[Items from a dataset]
========================
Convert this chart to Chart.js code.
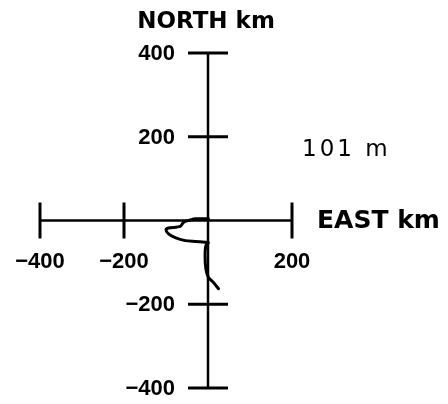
<!DOCTYPE html>
<html>
<head>
<meta charset="utf-8">
<script src="https://cdn.jsdelivr.net/npm/chart.js@4.4.1/dist/chart.umd.min.js"></script>
<style>
  html, body { margin: 0; padding: 0; background: #fff; }
</style>
</head>
<body>
<canvas id="hodograph" width="448" height="404"></canvas>
<script>
// trajectory, km east / km north of the start point
const eastKm  = [1, -31, -47, -58, -66, -94, -100, -94, -78, -54, -31, -7, 1, -5, -7, -5, 1, 13, 25];
const northKm = [4, 4, 0, -4, -14, -18, -22, -32, -41, -48, -50, -52, -53, -60, -84, -116, -136, -148, -163];

const eastTicks  = [-400, -200, 200];
const northTicks = [400, 200, -200, -400];
const eastRange  = [-400, 200];
const northRange = [-400, 400];

const levelText = '101 m';

const points = eastKm.map((e, i) => ({ x: e, y: northKm[i] }));

const tickFont = 'bold 22px "Liberation Sans", Arial, sans-serif';
const titleFont = 'bold 23px "DejaVu Sans", sans-serif';

// draws the cross-shaped axes with their ticks and labels
const crossAxes = {
    id: 'crossAxes',
    beforeDatasetsDraw(chart) {
        const ctx = chart.ctx;
        const xs = chart.scales.x;
        const ys = chart.scales.y;
        const x0 = xs.getPixelForValue(0);
        const y0 = ys.getPixelForValue(0);

        ctx.save();
        ctx.strokeStyle = '#000';
        ctx.lineCap = 'butt';

        // axis lines
        ctx.lineWidth = 2.5;
        ctx.beginPath();
        ctx.moveTo(xs.getPixelForValue(eastRange[0]), y0);
        ctx.lineTo(xs.getPixelForValue(eastRange[1]), y0);
        ctx.moveTo(x0, ys.getPixelForValue(northRange[0]));
        ctx.lineTo(x0, ys.getPixelForValue(northRange[1]));
        ctx.stroke();

        // ticks
        ctx.lineWidth = 3;
        ctx.beginPath();
        eastTicks.forEach(v => {
            const px = xs.getPixelForValue(v);
            ctx.moveTo(px, y0 - 18);
            ctx.lineTo(px, y0 + 18);
        });
        northTicks.forEach(v => {
            const py = ys.getPixelForValue(v);
            ctx.moveTo(x0 - 20, py);
            ctx.lineTo(x0 + 20, py);
        });
        ctx.stroke();

        // tick labels
        ctx.fillStyle = '#000';
        ctx.font = tickFont;
        ctx.textBaseline = 'middle';
        ctx.textAlign = 'center';
        eastTicks.forEach(v => {
            const txt = v < 0 ? '\u2212' + Math.abs(v) : String(v);
            ctx.fillText(txt, xs.getPixelForValue(v), y0 + 41);
        });
        ctx.textAlign = 'right';
        northTicks.forEach(v => {
            const txt = v < 0 ? '\u2212' + Math.abs(v) : String(v);
            ctx.fillText(txt, x0 - 33, ys.getPixelForValue(v) + 1);
        });

        // axis titles
        ctx.font = titleFont;
        ctx.textAlign = 'center';
        ctx.fillText('NORTH km', x0 - 2, 22);
        ctx.font = 'bold 25px "DejaVu Sans", sans-serif';
        ctx.textAlign = 'left';
        ctx.fillText('EAST km', xs.getPixelForValue(eastRange[1]) + 25, y0 + 1);

        // level annotation
        ctx.font = '23px "DejaVu Sans", sans-serif';
        ctx.letterSpacing = '3px';
        ctx.fillText(levelText, 302, 150);
        ctx.restore();
    }
};

new Chart(document.getElementById('hodograph'), {
    type: 'scatter',
    data: {
        datasets: [{
            data: points,
            showLine: true,
            borderColor: '#000',
            borderWidth: 3,
            borderCapStyle: 'round',
            borderJoinStyle: 'round',
            tension: 0.25,
            pointRadius: 0
        }]
    },
    options: {
        responsive: false,
        animation: false,
        layout: {
            padding: { left: 40, right: 156, top: 53, bottom: 16 }
        },
        scales: {
            x: { type: 'linear', min: eastRange[0], max: eastRange[1], display: false },
            y: { type: 'linear', min: northRange[0], max: northRange[1], display: false }
        },
        plugins: {
            legend: { display: false },
            tooltip: { enabled: false }
        }
    },
    plugins: [crossAxes]
});
</script>
</body>
</html>
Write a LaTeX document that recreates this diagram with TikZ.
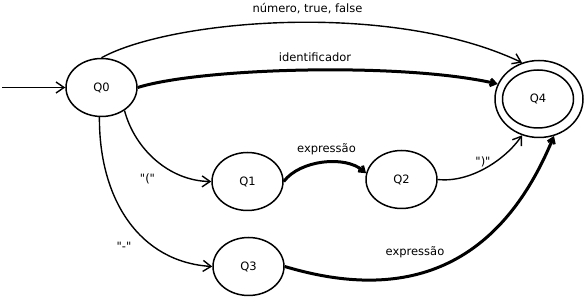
\documentclass[tikz,border=0pt]{standalone}
\usepackage{fontspec}
\setmainfont{DejaVu Sans}
\usetikzlibrary{shapes.geometric,arrows.meta}
\begin{document}
\begin{tikzpicture}[x=1pt,y=-1pt,
  state/.style={ellipse,draw,line width=1.5pt,minimum width=71pt,minimum height=58pt,
    inner sep=0pt,font=\fontsize{11.5}{13}\selectfont},
  accept/.style={ellipse,draw,line width=1.5pt,minimum width=88pt,minimum height=77pt,inner sep=0pt},
  thin/.style={line width=1.4pt,-{Straight Barb[length=8pt,width=11pt]}},
  bold/.style={line width=3pt,-{Straight Barb[length=5pt,width=7pt]}},
  lbl/.style={font=\fontsize{11.5}{13}\selectfont,inner sep=0pt}]
\useasboundingbox (0,0) rectangle (587,299);

% states
\node[state] (Q0) at (101.5,87.5) {Q0};
\node[state] (Q1) at (247.5,181.5) {Q1};
\node[state] (Q2) at (401.5,179.5) {Q2};
\node[state] (Q3) at (248.5,266.5) {Q3};
\node[state] (Q4) at (538,99) {Q4};
\node[accept] (Q4o) at (539,99) {};
\coordinate (in) at (2,87.5);

% transitions
\draw[thin] (in) -- (Q0.west);
\draw[thin] (Q0.north) .. controls (170,20) and (390,0) .. (Q4o.115);
\draw[bold] (Q0.east) .. controls (200,68) and (400,62) .. (Q4o.160);
\draw[thin] (Q0.315) .. controls (135,150) and (170,181) .. (Q1.west);
\draw[thin] (Q0.266) .. controls (99,200) and (140,262) .. (Q3.west);
\draw[bold] (Q1.east) .. controls (300,160) and (345,155) .. (Q2.170);
\draw[thin] (Q2.east) .. controls (470,183) and (505,160) .. (Q4o.245);
\draw[bold] (Q3.east) .. controls (380,295) and (490,290) .. (Q4o.292);

% labels
\node[lbl] (l1) at (307.5,9) {número, true, false};
\node[lbl] (l2) at (315,57) {identificador};
\node[lbl] (l3) at (326.5,149) {expressão};
\node[lbl] (l4) at (415,252) {expressão};
\node[lbl] (l5) at (483,162) {\textquotedbl)\textquotedbl};
\node[lbl] (l6) at (147.5,179) {\textquotedbl(\textquotedbl};
\node[lbl] (l7) at (124,246) {\textquotedbl-\textquotedbl};
\end{tikzpicture}
\end{document}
========================
- _Challenge_
Skip the pictures and print each record exactly as it stands.

- _Written reply_
Convert this chart to Chart.js code.
<!DOCTYPE html>
<html>
<head>
<meta charset="utf-8">
<script src="https://cdn.jsdelivr.net/npm/chart.js@4.4.1/dist/chart.umd.min.js"></script>
<style>
  html, body { margin: 0; padding: 0; background: #fff; }
</style>
</head>
<body>
<canvas id="hodograph" width="448" height="404"></canvas>
<script>
// trajectory, km east / km north of the start point
const eastKm  = [1, -31, -47, -58, -66, -94, -100, -94, -78, -54, -31, -7, 1, -5, -7, -5, 1, 13, 25];
const northKm = [4, 4, 0, -4, -14, -18, -22, -32, -41, -48, -50, -52, -53, -60, -84, -116, -136, -148, -163];

const eastTicks  = [-400, -200, 200];
const northTicks = [400, 200, -200, -400];
const eastRange  = [-400, 200];
const northRange = [-400, 400];

const levelText = '101 m';

const points = eastKm.map((e, i) => ({ x: e, y: northKm[i] }));

const tickFont = 'bold 22px "Liberation Sans", Arial, sans-serif';
const titleFont = 'bold 23px "DejaVu Sans", sans-serif';

// draws the cross-shaped axes with their ticks and labels
const crossAxes = {
    id: 'crossAxes',
    beforeDatasetsDraw(chart) {
        const ctx = chart.ctx;
        const xs = chart.scales.x;
        const ys = chart.scales.y;
        const x0 = xs.getPixelForValue(0);
        const y0 = ys.getPixelForValue(0);

        ctx.save();
        ctx.strokeStyle = '#000';
        ctx.lineCap = 'butt';

        // axis lines
        ctx.lineWidth = 2.5;
        ctx.beginPath();
        ctx.moveTo(xs.getPixelForValue(eastRange[0]), y0);
        ctx.lineTo(xs.getPixelForValue(eastRange[1]), y0);
        ctx.moveTo(x0, ys.getPixelForValue(northRange[0]));
        ctx.lineTo(x0, ys.getPixelForValue(northRange[1]));
        ctx.stroke();

        // ticks
        ctx.lineWidth = 3;
        ctx.beginPath();
        eastTicks.forEach(v => {
            const px = xs.getPixelForValue(v);
            ctx.moveTo(px, y0 - 18);
            ctx.lineTo(px, y0 + 18);
        });
        northTicks.forEach(v => {
            const py = ys.getPixelForValue(v);
            ctx.moveTo(x0 - 20, py);
            ctx.lineTo(x0 + 20, py);
        });
        ctx.stroke();

        // tick labels
        ctx.fillStyle = '#000';
        ctx.font = tickFont;
        ctx.textBaseline = 'middle';
        ctx.textAlign = 'center';
        eastTicks.forEach(v => {
            const txt = v < 0 ? '\u2212' + Math.abs(v) : String(v);
            ctx.fillText(txt, xs.getPixelForValue(v), y0 + 41);
        });
        ctx.textAlign = 'right';
        northTicks.forEach(v => {
            const txt = v < 0 ? '\u2212' + Math.abs(v) : String(v);
            ctx.fillText(txt, x0 - 33, ys.getPixelForValue(v) + 1);
        });

        // axis titles
        ctx.font = titleFont;
        ctx.textAlign = 'center';
        ctx.fillText('NORTH km', x0 - 2, 22);
        ctx.font = 'bold 25px "DejaVu Sans", sans-serif';
        ctx.textAlign = 'left';
        ctx.fillText('EAST km', xs.getPixelForValue(eastRange[1]) + 25, y0 + 1);

        // level annotation
        ctx.font = '23px "DejaVu Sans", sans-serif';
        ctx.letterSpacing = '3px';
        ctx.fillText(levelText, 302, 150);
        ctx.restore();
    }
};

new Chart(document.getElementById('hodograph'), {
    type: 'scatter',
    data: {
        datasets: [{
            data: points,
            showLine: true,
            borderColor: '#000',
            borderWidth: 3,
            borderCapStyle: 'round',
            borderJoinStyle: 'round',
            tension: 0.25,
            pointRadius: 0
        }]
    },
    options: {
        responsive: false,
        animation: false,
        layout: {
            padding: { left: 40, right: 156, top: 53, bottom: 16 }
        },
        scales: {
            x: { type: 'linear', min: eastRange[0], max: eastRange[1], display: false },
            y: { type: 'linear', min: northRange[0], max: northRange[1], display: false }
        },
        plugins: {
            legend: { display: false },
            tooltip: { enabled: false }
        }
    },
    plugins: [crossAxes]
});
</script>
</body>
</html>
Write a LaTeX document that recreates this diagram with TikZ.
\documentclass[tikz,border=0pt]{standalone}
\usepackage{fontspec}
\setmainfont{DejaVu Sans}
\usetikzlibrary{shapes.geometric,arrows.meta}
\begin{document}
\begin{tikzpicture}[x=1pt,y=-1pt,
  state/.style={ellipse,draw,line width=1.5pt,minimum width=71pt,minimum height=58pt,
    inner sep=0pt,font=\fontsize{11.5}{13}\selectfont},
  accept/.style={ellipse,draw,line width=1.5pt,minimum width=88pt,minimum height=77pt,inner sep=0pt},
  thin/.style={line width=1.4pt,-{Straight Barb[length=8pt,width=11pt]}},
  bold/.style={line width=3pt,-{Straight Barb[length=5pt,width=7pt]}},
  lbl/.style={font=\fontsize{11.5}{13}\selectfont,inner sep=0pt}]
\useasboundingbox (0,0) rectangle (587,299);

% states
\node[state] (Q0) at (101.5,87.5) {Q0};
\node[state] (Q1) at (247.5,181.5) {Q1};
\node[state] (Q2) at (401.5,179.5) {Q2};
\node[state] (Q3) at (248.5,266.5) {Q3};
\node[state] (Q4) at (538,99) {Q4};
\node[accept] (Q4o) at (539,99) {};
\coordinate (in) at (2,87.5);

% transitions
\draw[thin] (in) -- (Q0.west);
\draw[thin] (Q0.north) .. controls (170,20) and (390,0) .. (Q4o.115);
\draw[bold] (Q0.east) .. controls (200,68) and (400,62) .. (Q4o.160);
\draw[thin] (Q0.315) .. controls (135,150) and (170,181) .. (Q1.west);
\draw[thin] (Q0.266) .. controls (99,200) and (140,262) .. (Q3.west);
\draw[bold] (Q1.east) .. controls (300,160) and (345,155) .. (Q2.170);
\draw[thin] (Q2.east) .. controls (470,183) and (505,160) .. (Q4o.245);
\draw[bold] (Q3.east) .. controls (380,295) and (490,290) .. (Q4o.292);

% labels
\node[lbl] (l1) at (307.5,9) {número, true, false};
\node[lbl] (l2) at (315,57) {identificador};
\node[lbl] (l3) at (326.5,149) {expressão};
\node[lbl] (l4) at (415,252) {expressão};
\node[lbl] (l5) at (483,162) {\textquotedbl)\textquotedbl};
\node[lbl] (l6) at (147.5,179) {\textquotedbl(\textquotedbl};
\node[lbl] (l7) at (124,246) {\textquotedbl-\textquotedbl};
\end{tikzpicture}
\end{document}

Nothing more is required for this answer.